Mindfulness involves observing and accepting the things around and within us in the present moment, without judgment.  In therapy, Johanna may involve mindfulness skills to build awareness of various issues and to develop coping strategies to reach optimal wellness.   The exercise below is not individualized to your needs as it may be in therapy, but is rather intended as a general exercise that you may find useful.

August’s Mindfulness Exercise:

We often wake up and jump into our day, picking up our train of thought where we left it the night before. It might be a negative train of thought; it might be one full of worries or a “to-do” list; it might be one that takes over our well-being for the rest of the day.

We can’t control what pops into our heads (if I tell you to think of a white elephant, good luck trying not to picture one!), but we can control where we go with our thoughts.
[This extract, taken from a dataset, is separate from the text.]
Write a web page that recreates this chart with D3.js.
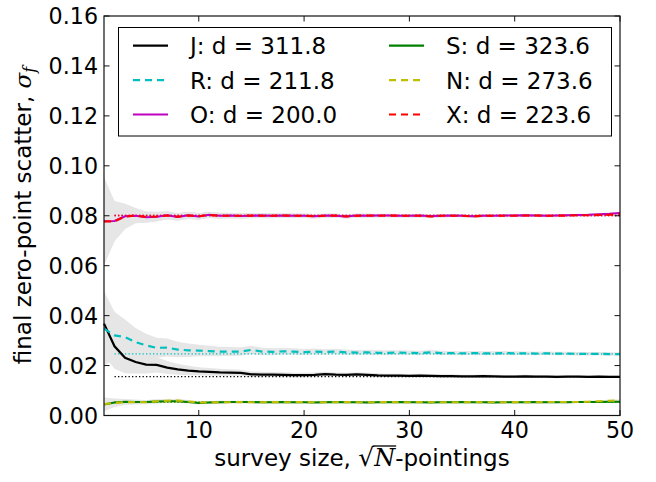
<!DOCTYPE html>
<html><head><meta charset="utf-8">
<script src="https://cdn.jsdelivr.net/npm/d3@7"></script>
<style>body{margin:0;background:#fff}svg{display:block}</style>
</head><body>
<svg id="c" width="656" height="482"></svg>
<script>
const sizes = [1,2,3,4,5,6,7,8,9,10,11,12,13,14,15,16,17,18,19,20,21,22,23,24,25,26,27,28,29,30,31,32,33,34,35,36,37,38,39,40,41,42,43,44,45,46,47,48,49,50];
const xTicks = [10,20,30,40,50];
const yTicks = [0,0.02,0.04,0.06,0.08,0.10,0.12,0.14,0.16];
const names = ["J: d = 311.8","R: d = 211.8","O: d = 200.0","S: d = 323.6","N: d = 273.6","X: d = 223.6"];
const colors = ["#000000","#00bfbf","#bf00bf","#008000","#bfbf00","#ff0000"];
const dashed = [false,true,false,false,true,true];
const refs = [0.0156,0.0247,0.0801,0.0053,0.0054,0.0801];

const J = [0.0368,0.0277,0.0231,0.0214,0.0204,0.0203,0.0192,0.0185,0.0180,0.0177,
0.0175,0.0173,0.0172,0.0171,0.0165,0.0164,0.0164,0.0163,0.0162,0.0162,
0.0163,0.0166,0.0164,0.0163,0.0165,0.0163,0.0161,0.0160,0.0160,0.0159,
0.0160,0.0159,0.0158,0.0158,0.0157,0.0157,0.0158,0.0157,0.0156,0.0156,
0.0157,0.0156,0.0156,0.0155,0.0156,0.0156,0.0155,0.0156,0.0155,0.0155];
const R = [0.0348,0.0321,0.0314,0.0294,0.0281,0.0271,0.0272,0.0264,0.0261,0.0260,
0.0258,0.0256,0.0256,0.0256,0.0263,0.0256,0.0255,0.0257,0.0256,0.0254,
0.0256,0.0254,0.0256,0.0253,0.0252,0.0253,0.0251,0.0251,0.0252,0.0251,
0.0250,0.0253,0.0250,0.0250,0.0249,0.0250,0.0249,0.0249,0.0250,0.0249,
0.0249,0.0248,0.0249,0.0248,0.0248,0.0247,0.0247,0.0247,0.0246,0.0246];
const O = [0.0778,0.0779,0.0798,0.0800,0.0794,0.0796,0.0802,0.0795,0.0802,0.0797,
0.0804,0.0800,0.0801,0.0799,0.0800,0.0801,0.0800,0.0801,0.0800,0.0800,
0.0798,0.0801,0.0800,0.0797,0.0801,0.0800,0.0801,0.0801,0.0800,0.0800,
0.0801,0.0798,0.0800,0.0801,0.0800,0.0798,0.0800,0.0800,0.0801,0.0801,
0.0802,0.0801,0.0800,0.0801,0.0802,0.0803,0.0804,0.0806,0.0808,0.0811];
const S = [0.0044,0.0052,0.0055,0.0054,0.0054,0.0056,0.0057,0.0057,0.0054,0.0050,
0.0052,0.0053,0.0054,0.0054,0.0054,0.0053,0.0053,0.0054,0.0053,0.0053,
0.0052,0.0053,0.0054,0.0053,0.0053,0.0052,0.0053,0.0053,0.0054,0.0053,
0.0053,0.0052,0.0053,0.0053,0.0054,0.0053,0.0053,0.0052,0.0053,0.0053,
0.0053,0.0054,0.0053,0.0053,0.0053,0.0054,0.0054,0.0054,0.0055,0.0055];
const N = [0.0046,0.0050,0.0053,0.0054,0.0053,0.0057,0.0059,0.0060,0.0056,0.0052,
0.0052,0.0053,0.0053,0.0054,0.0053,0.0053,0.0054,0.0053,0.0053,0.0054,
0.0053,0.0053,0.0053,0.0054,0.0053,0.0053,0.0053,0.0054,0.0053,0.0053,
0.0054,0.0053,0.0053,0.0053,0.0053,0.0054,0.0053,0.0053,0.0053,0.0054,
0.0053,0.0053,0.0054,0.0054,0.0054,0.0054,0.0055,0.0057,0.0059,0.0060];
const X = [0.0777,0.0778,0.0797,0.0801,0.0795,0.0797,0.0801,0.0796,0.0801,0.0798,
0.0803,0.0800,0.0800,0.0800,0.0801,0.0800,0.0800,0.0801,0.0800,0.0800,
0.0798,0.0800,0.0801,0.0797,0.0800,0.0801,0.0800,0.0801,0.0800,0.0800,
0.0800,0.0797,0.0800,0.0800,0.0800,0.0797,0.0800,0.0800,0.0800,0.0800,
0.0801,0.0801,0.0800,0.0800,0.0801,0.0802,0.0802,0.0803,0.0804,0.0805];

const errJ = [0.0130,0.0090,0.0062,0.0046,0.0036,0.0031,0.0026,0.0022,0.0019,0.0016,
0.0015,0.0014,0.0013,0.0012,0.0011,0.0011,0.0010,0.0010,0.0009,0.0009,
0.0009,0.0009,0.0008,0.0008,0.0008,0.0008,0.0008,0.0007,0.0007,0.0007,
0.0007,0.0007,0.0007,0.0007,0.0006,0.0006,0.0006,0.0006,0.0006,0.0006,
0.0006,0.0006,0.0006,0.0006,0.0005,0.0005,0.0005,0.0005,0.0005,0.0005];
const errR = [0.0150,0.0095,0.0070,0.0056,0.0046,0.0040,0.0036,0.0031,0.0027,0.0023,
0.0021,0.0019,0.0018,0.0017,0.0016,0.0015,0.0014,0.0013,0.0013,0.0012,
0.0012,0.0011,0.0011,0.0011,0.0010,0.0010,0.0010,0.0010,0.0009,0.0009,
0.0009,0.0009,0.0009,0.0008,0.0008,0.0008,0.0008,0.0008,0.0008,0.0008,
0.0007,0.0007,0.0007,0.0007,0.0007,0.0007,0.0007,0.0007,0.0007,0.0007];
const errO = [0.0175,0.0080,0.0050,0.0030,0.0022,0.0019,0.0016,0.0015,0.0014,0.0013,
0.0012,0.0012,0.0011,0.0011,0.0010,0.0010,0.0010,0.0009,0.0009,0.0009,
0.0009,0.0008,0.0008,0.0008,0.0008,0.0008,0.0007,0.0007,0.0007,0.0007,
0.0007,0.0007,0.0007,0.0006,0.0006,0.0006,0.0006,0.0006,0.0006,0.0006,
0.0006,0.0006,0.0006,0.0006,0.0005,0.0005,0.0005,0.0005,0.0005,0.0005];
const errS = [0.0027,0.0016,0.0011,0.0009,0.0008,0.0008,0.0007,0.0007,0.0006,0.0006,
0.0006,0.0006,0.0005,0.0005,0.0005,0.0005,0.0005,0.0005,0.0005,0.0004,
0.0004,0.0004,0.0004,0.0004,0.0004,0.0004,0.0004,0.0004,0.0004,0.0004,
0.0004,0.0004,0.0004,0.0004,0.0004,0.0004,0.0004,0.0004,0.0004,0.0004,
0.0004,0.0004,0.0004,0.0004,0.0004,0.0004,0.0004,0.0004,0.0004,0.0004];
const errN = errS;
const errX = errO;

const series = [J,R,O,S,N,X];
const errs = [errJ,errR,errO,errS,errN,errX];
const order = [0,1,2,3,4,5];

const svg = d3.select("#c");
const FS = 22.2;   // tick labels
const LFS = 23;    // axis labels & legend
const x = d3.scaleLinear().domain([1,50]).range([104,620]);
const y = d3.scaleLinear().domain([0,0.16]).range([415.5,16]);

svg.append("rect").attr("width",656).attr("height",482).attr("fill","#fff");

// bands
const area = d3.area().x((d,i)=>x(sizes[i])).y0(d=>y(d[0]-d[1])).y1(d=>y(d[0]+d[1]));
order.forEach(k=>{
  const dat = series[k].map((v,i)=>[v,errs[k][i]]);
  svg.append("path").attr("d",area(dat)).attr("fill","#e6e6e6").attr("stroke","none");
});

// dotted reference lines
order.forEach(k=>{
  svg.append("line").attr("x1",x(2)).attr("x2",x(50)).attr("y1",y(refs[k])).attr("y2",y(refs[k]))
    .attr("stroke",colors[k]).attr("stroke-width",1.3).attr("stroke-dasharray","1.3,2.2");
});

// series lines
const line = d3.line().x((d,i)=>x(sizes[i])).y(d=>y(d));
order.forEach(k=>{
  svg.append("path").attr("d",line(series[k])).attr("fill","none")
    .attr("stroke",colors[k]).attr("stroke-width",2.2)
    .attr("stroke-dasharray",dashed[k]?"7,5":null);
});

// frame
svg.append("rect").attr("x",104).attr("y",16).attr("width",516).attr("height",399.5)
  .attr("fill","none").attr("stroke","#111").attr("stroke-width",1.2);

// ticks
const TL = 5.5;
const g = svg.append("g").attr("stroke","#111").attr("stroke-width",1);
xTicks.forEach(t=>{
  g.append("line").attr("x1",x(t)).attr("x2",x(t)).attr("y1",415.5).attr("y2",415.5-TL);
  g.append("line").attr("x1",x(t)).attr("x2",x(t)).attr("y1",16).attr("y2",16+TL);
});
yTicks.forEach(t=>{
  g.append("line").attr("x1",104).attr("x2",104+TL).attr("y1",y(t)).attr("y2",y(t));
  g.append("line").attr("x1",620).attr("x2",620-TL).attr("y1",y(t)).attr("y2",y(t));
});

const txt = svg.append("g").attr("font-family","DejaVu Sans").attr("font-size",FS).attr("fill","#000");
xTicks.forEach(t=>{
  txt.append("text").attr("x",x(t)).attr("y",438).attr("text-anchor","middle").text(d3.format("d")(t));
});
yTicks.forEach(t=>{
  txt.append("text").attr("x",98).attr("y",y(t)+8).attr("text-anchor","end").text(d3.format(".2f")(t));
});

// x label
const xl = txt.append("text").attr("x",362).attr("y",466).attr("text-anchor","middle").attr("font-size",LFS);
xl.append("tspan").text("survey size, ");
xl.append("tspan").attr("font-family","DejaVu Sans").attr("font-size",25).text("\u221A");
xl.append("tspan").attr("font-family","DejaVu Serif").attr("font-style","italic").attr("font-size",24).text("N");
xl.append("tspan").text("-pointings");
const n = xl.node();
const e1 = n.getExtentOfChar(13), e2 = n.getExtentOfChar(14);
svg.append("line").attr("x1",e1.x+e1.width-1).attr("x2",e2.x+e2.width+1)
  .attr("y1",466-25*0.80).attr("y2",466-25*0.80).attr("stroke","#000").attr("stroke-width",1.3);

// y label
const yl = txt.append("text").attr("transform","translate(31,215.5) rotate(-90)").attr("text-anchor","middle").attr("font-size",LFS);
yl.append("tspan").text("final zero-point scatter, ");
yl.append("tspan").attr("font-family","DejaVu Serif").attr("font-style","italic").text("\u03C3");
yl.append("tspan").attr("font-family","DejaVu Serif").attr("font-style","italic").attr("font-size",16).attr("dy",4).text("f");

// legend
const leg = svg.append("g");
leg.append("rect").attr("x",118.5).attr("y",27.5).attr("width",493).attr("height",108.5)
  .attr("fill","#fff").attr("stroke","#000").attr("stroke-width",1);
const rowY = [45.7,80.2,114.5];
const colX = [133,389];
const legOrder = [0,1,2,3,4,5];
legOrder.forEach((k,i)=>{
  const c = Math.floor(i/3), r = i%3;
  leg.append("line").attr("x1",colX[c]).attr("x2",colX[c]+35).attr("y1",rowY[r]).attr("y2",rowY[r])
    .attr("stroke",colors[k]).attr("stroke-width",2.2).attr("stroke-dasharray",dashed[k]?"7,5":null);
  leg.append("text").attr("x",colX[c]+57).attr("y",rowY[r]+8.5)
    .attr("font-family","DejaVu Sans").attr("font-size",LFS).attr("fill","#000").text(names[k]);
});
</script>
</body></html>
This month’s mindfulness exercise is focused on our thoughts that start and end our day.

When you wake up in the morning, notice what thought firsts pops into your head. (For me, it’s usually what I’ll be eating for breakfast). Leave yourself a post-it note next to your bed with a thought you’d like to start your day with – maybe it’s a quote, or something you’re grateful for, or something you are looking forward to during the day. Notice where your thoughts go after reading the post-it, and pay attention to how this impacts the rest of your day.

At the end of the day, take another moment to notice your thoughts before you go to sleep. Consider what is lingering on your mind from the day, and what thought you’d like to end the day with (if you’re stuck, think of something small you are grateful for that occurred during the day). Consider what thought you might want to start tomorrow with before you drift into sleep.

Most of our thoughts are the same, day to day. But in practicing mindfulness about our thoughts, particularly at the beginning and end of our days, we can control the train of thought with which we start the day!